Core Design Program

Process Board Information and Guidelines

Think of the process board as a conversation between you and the portfolio reviewers that allows them to understand how you think, how you make decisions, and how well you responded to the DSN S 102 assignment objectives. Remember that the reviewers won't have witnessed each stage of the project and won't be able to tell from the final piece just how much effort and good thinking went into it. In this sense, the process boards are similar to the presentations you've made in class at final critiques, when you've succinctly explained to the jurors what you intended, what you tried, and how you arrived at the final decisions.

The process board(s) should accomplish several things:

  • Clarify your understanding of the project by describing what you were asked to learn, and how you approached that learning objective.
  • Explain (with visual information) the research you did and the visual sources of inspiration you considered. Be clear about which were required sources vs. which are unique to you (i.e., everyone looked at assigned precedent examples, but what additional sources did YOU look at?)
  • Document the various stages of project development, with clear explanations of how YOUR experiments and solutions are unique.
  • Include self-critique. Why did some ideas NOT work? Can you recognize situations where you were taking the wrong direction? The reviewers want to know that you can learn from your failures as well as your successes.
  • Show that you tried more than one idea, and explain why you selected the one that was developed for the final solution.
  • Remember that the reviewers will see your portfolio as a series of stacked pages. They won't know, for example, how you intended your sequential section pages to be presented. Explain things like this on the process board.
  • If there was a written component in a project (like the tool essay in the pattern project, for example), briefly summarize or excerpt your writing and include that on the process board.

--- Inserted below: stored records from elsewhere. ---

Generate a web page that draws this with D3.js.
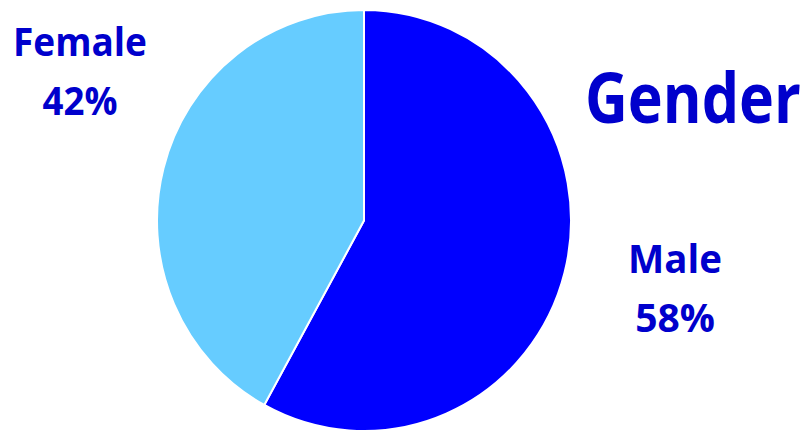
<!DOCTYPE html>
<html lang="en">
<head>
    <script src="https://d3js.org/d3.v7.min.js"></script>
    <style>
        body { margin: 0; background: white; }
        text { font-family: "Open Sans", sans-serif; font-weight: bold; fill: #0000CC; }
    </style>
</head>
<body>
    <svg id="pie" width="811" height="432"></svg>
    <script>
        // data
        const categories = ["Male", "Female"];
        const shares = [58, 42];
        const sliceColors = ["#0000FF", "#66CCFF"];
        const title = "Gender";

        const svg = d3.select("svg#pie");

        const cx = 364, cy = 220.5;
        const radius = 207;

        const pie = d3.pie().sort(null).value(d => d.value);
        const arc = d3.arc().innerRadius(0).outerRadius(radius);

        const rows = categories.map((c, i) => ({ name: c, value: shares[i], color: sliceColors[i] }));

        const g = svg.append("g")
            .attr("transform", `translate(${cx},${cy}) scale(1,1.017)`);

        g.selectAll("path.slice")
            .data(pie(rows))
            .join("path")
            .attr("class", "slice")
            .attr("d", arc)
            .attr("fill", d => d.data.color)
            .attr("stroke", "white")
            .attr("stroke-width", 2);

        // squeeze a text horizontally so it spans `w` pixels (fonts here are wider than the original)
        function fitText(str, x, y, size, w, anchor) {
            let t = svg.append("text")
                .attr("font-size", size)
                .attr("text-anchor", anchor)
                .text(str);
            let natural = t.node().getComputedTextLength();
            let sx = Math.min(1, w / natural);
            t.attr("transform", `translate(${x},${y}) scale(${sx},1)`);
            return t;
        }

        // labels, placed outside the pie
        const labelPos = {
            Male: { x: 675, y: 273, w1: 94, w2: 82 },
            Female: { x: 80, y: 56, w1: 134, w2: 75 }
        };

        rows.forEach(d => {
            let p = labelPos[d.name];
            fitText(d.name, p.x, p.y, 39, p.w1, "middle");
            fitText(d.value + "%", p.x, p.y + 59, 39, p.w2, "middle");
        });

        fitText(title, 585, 123, 70, 216, "start");
    </script>
</body>
</html>
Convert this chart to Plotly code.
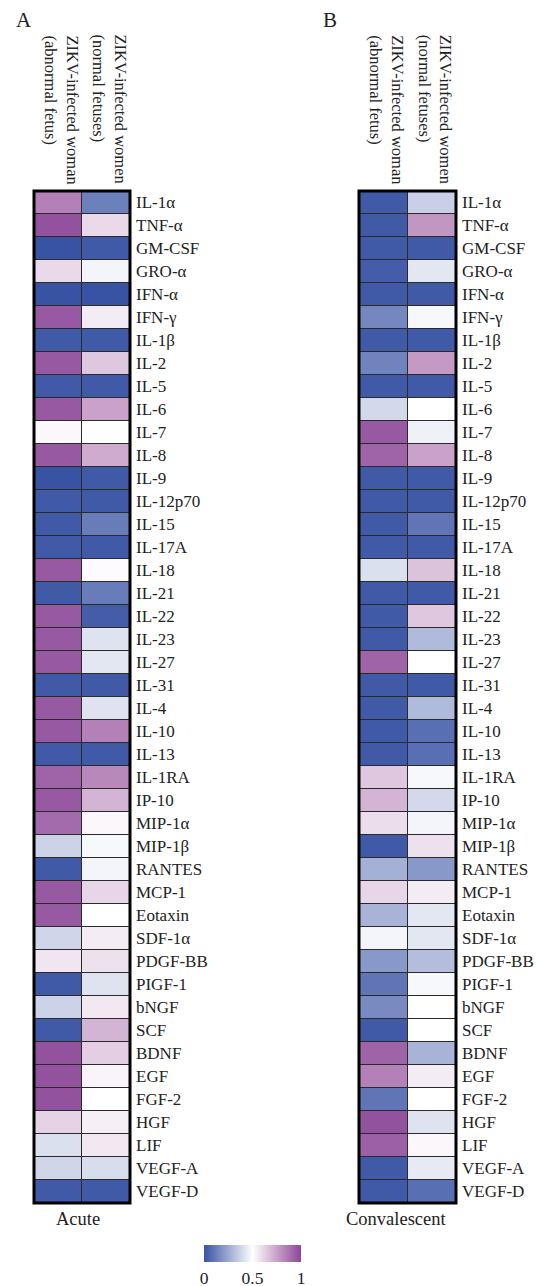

Guidelines in setting up the process boards:

  • Prioritize clarity and highlight the ideas at work in your projects.
  • A collage or cut-and-paste method of presenting the elements is fine; there is no expectation that you copy or scan everything onto a single surface. Just make sure the elements are well-adhered to the page and are in no danger of falling off as the pages move around.
  • Your self-assessment notes and explanations of sketches should be typed so they're easy to read. DO NOT go smaller than 9-point type. Use a standard, readable font (NOT a script, decorative, or ultra-bold font). If there are brief handwritten notes directly on the sketches, they can be included, but lengthy handwritten notes should be typed to ensure that the reviewers can read them.
  • Give the board titles and subtitles so that we know which part of the work is "early ideas" and which part constitutes "refinement."
  • The board should be clean, well-organized, and complete. It should NOT incorporate extraneous elements that merely decorate the page and/or distract from the content of the work.
  • You can use your original sketches—cut from sketchbooks—or good quality copies of them. Keep in mind that originals may be too big for the space you have. For team projects, use copies of the originals. Consider making color copies of sketches that have finely detailed pencil work.
  • In addition to sketches, the "refinement" stage might include photos of rough models.
  • If you haven't yet documented your process work, you're asked to develop this documentation now, looking back on the assignment and how you solved the problem.